**WRITTEN REQUEST**
Retype the opening lines of the listing below, ending with the line that contains "minimum height=105pt] (ct)", and leave out any pictures.

**GIVEN DATA**
— START —
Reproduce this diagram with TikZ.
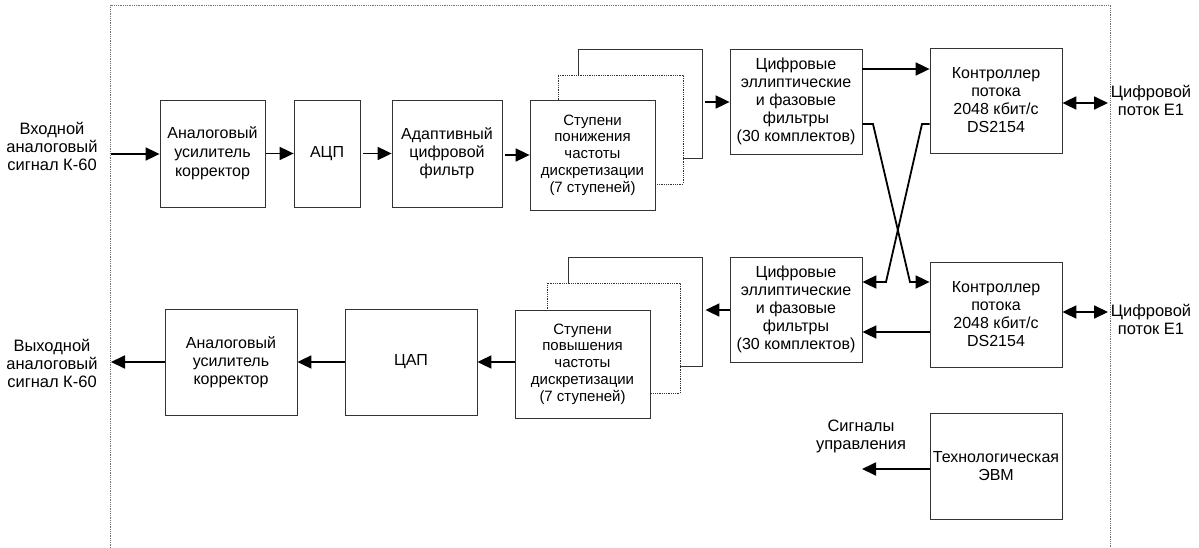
\documentclass[tikz,border=0pt]{standalone}
\usepackage{fontspec}
\setmainfont{Liberation Sans}
\usetikzlibrary{arrows.meta}
\begin{document}
\begin{tikzpicture}[x=1pt,y=-1pt,
  blk/.style={draw=black!80, line width=0.8pt, fill=white, align=center, inner sep=1pt,
    font=\fontsize{16}{18}\selectfont},
  blks/.style={blk, font=\fontsize{15}{16.7}\selectfont},
  blkd/.style={blk, densely dotted},
  lbl/.style={align=center, font=\fontsize{16.5}{18}\selectfont},
  arr/.style={line width=1.8pt, -{Triangle[length=14pt,width=13pt]}},
  darr/.style={line width=1.8pt, {Triangle[length=14pt,width=13pt]}-{Triangle[length=14pt,width=13pt]}},
  frame/.style={draw=black!55, densely dotted, line width=0.8pt}]
\useasboundingbox (0,0) rectangle (1199,548);
\fill[white] (0,0) rectangle (1199,548);
\draw[frame] (110,548) -- (110,5) -- (1110,5) -- (1110,548);

% top row
\node[blk, minimum width=105pt, minimum height=107pt, font=\fontsize{16}{19}\selectfont] (a1) at (212.5,153.5) {Аналоговый\\усилитель\\корректор};
\node[blk, minimum width=66pt, minimum height=107pt] (adc) at (327,153.5) {АЦП};
\node[blk, minimum width=110pt, minimum height=107pt] (adf) at (447,153.5) {Адаптивный\\цифровой\\фильтр};
\node[blk, minimum width=124pt, minimum height=109pt] (sdback) at (640,103.5) {};
\node[blkd, minimum width=125pt, minimum height=109pt] (sdmid) at (620.5,129.5) {};
\node[blks, minimum width=125pt, minimum height=110pt] (sd) at (592.5,155) {Ступени\\понижения\\частоты\\дискретизации\\(7 ступеней)};
\node[blk, minimum width=132pt, minimum height=105pt] (ft) at (796,101.5) {Цифровые\\эллиптические\\и фазовые\\фильтры\\(30 комплектов)};
\node[blk, minimum width=132pt, minimum height=105pt] (ct) at (996,100.5) {Контроллер\\потока\\2048 кбит/с\\DS2154};

% bottom row
\node[blk, minimum width=132pt, minimum height=105pt] (fb) at (796,309.5) {Цифровые\\эллиптические\\и фазовые\\фильтры\\(30 комплектов)};
\node[blk, minimum width=132pt, minimum height=105pt] (cb) at (996,314.5) {Контроллер\\потока\\2048 кбит/с\\DS2154};
\node[blk, minimum width=134pt, minimum height=109pt] (suback) at (635,311.5) {};
\node[blkd, minimum width=133pt, minimum height=110pt] (sumid) at (613.5,338) {};
\node[blks, minimum width=135pt, minimum height=108pt] (su) at (582.5,364) {Ступени\\повышения\\частоты\\дискретизации\\(7 ступеней)};
\node[blk, minimum width=132pt, minimum height=106pt] (dac) at (411,362) {ЦАП};
\node[blk, minimum width=132pt, minimum height=106pt] (a2) at (231,362) {Аналоговый\\усилитель\\корректор};
\node[blk, minimum width=132pt, minimum height=106pt] (tech) at (996,466) {Технологическая\\ЭВМ};

% labels
\node[lbl] (inl) at (52,146) {Входной\\аналоговый\\сигнал К-60};
\node[lbl] (outl) at (52,363) {Выходной\\аналоговый\\сигнал К-60};
\node[lbl] (e1t) at (1151,100) {Цифровой\\поток E1};
\node[lbl] (e1b) at (1151,319) {Цифровой\\поток E1};
\node[lbl] (ctrl) at (861,436) {Сигналы\\управления};

\coordinate (inp) at (111,154);
\coordinate (outp) at (111,362);
\coordinate (e1tp) at (1108,103);
\coordinate (e1bp) at (1108,312);
\coordinate (ctrlp) at (862,469);

% top connectors
\draw[arr] (inp) -- (inp -| a1.west);
\draw[arr, shorten <=1pt] (a1.east) -- (adc.west);
\draw[arr, shorten <=3pt] (adc.east) -- (adf.west);
\draw[arr, shorten <=3pt] (adf.east |- 0,155) -- (sd.west |- 0,155);
\draw[arr, shorten <=3pt] (sdback.east |- 0,102) -- (ft.west |- 0,102);
\draw[arr] (ft.east |- 0,69) -- (ct.west |- 0,69);
\draw[darr] (ct.east |- e1tp) -- (e1tp);

% cross
\draw[arr] (ft.east |- 0,124) -- (873,124) -- (910,282) -- (cb.west |- 0,282);
\draw[arr] (ct.west |- 0,124) -- (922,124) -- (886,282) -- (fb.east |- 0,282);

% bottom connectors
\draw[darr] (cb.east |- e1bp) -- (e1bp);
\draw[arr] (cb.west |- 0,332) -- (fb.east |- 0,332);
\draw[arr] (fb.west |- 0,310) -- ([xshift=3pt]suback.east |- 0,310);
\draw[arr] (su.west |- 0,362) -- (dac.east |- 0,362);
\draw[arr] (dac.west) -- (a2.east);
\draw[arr] (a2.west) -- (outp);
\draw[arr] (tech.west |- ctrlp) -- (ctrlp);
\end{tikzpicture}
\end{document}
— END —
**FULL RESPONSE**
Reproduce this diagram with TikZ.
\documentclass[tikz,border=0pt]{standalone}
\usepackage{fontspec}
\setmainfont{Liberation Sans}
\usetikzlibrary{arrows.meta}
\begin{document}
\begin{tikzpicture}[x=1pt,y=-1pt,
  blk/.style={draw=black!80, line width=0.8pt, fill=white, align=center, inner sep=1pt,
    font=\fontsize{16}{18}\selectfont},
  blks/.style={blk, font=\fontsize{15}{16.7}\selectfont},
  blkd/.style={blk, densely dotted},
  lbl/.style={align=center, font=\fontsize{16.5}{18}\selectfont},
  arr/.style={line width=1.8pt, -{Triangle[length=14pt,width=13pt]}},
  darr/.style={line width=1.8pt, {Triangle[length=14pt,width=13pt]}-{Triangle[length=14pt,width=13pt]}},
  frame/.style={draw=black!55, densely dotted, line width=0.8pt}]
\useasboundingbox (0,0) rectangle (1199,548);
\fill[white] (0,0) rectangle (1199,548);
\draw[frame] (110,548) -- (110,5) -- (1110,5) -- (1110,548);

% top row
\node[blk, minimum width=105pt, minimum height=107pt, font=\fontsize{16}{19}\selectfont] (a1) at (212.5,153.5) {Аналоговый\\усилитель\\корректор};
\node[blk, minimum width=66pt, minimum height=107pt] (adc) at (327,153.5) {АЦП};
\node[blk, minimum width=110pt, minimum height=107pt] (adf) at (447,153.5) {Адаптивный\\цифровой\\фильтр};
\node[blk, minimum width=124pt, minimum height=109pt] (sdback) at (640,103.5) {};
\node[blkd, minimum width=125pt, minimum height=109pt] (sdmid) at (620.5,129.5) {};
\node[blks, minimum width=125pt, minimum height=110pt] (sd) at (592.5,155) {Ступени\\понижения\\частоты\\дискретизации\\(7 ступеней)};
\node[blk, minimum width=132pt, minimum height=105pt] (ft) at (796,101.5) {Цифровые\\эллиптические\\и фазовые\\фильтры\\(30 комплектов)};
\node[blk, minimum width=132pt, minimum height=105pt] (ct) at (996,100.5) {Контроллер\\потока\\2048 кбит/с\\DS2154};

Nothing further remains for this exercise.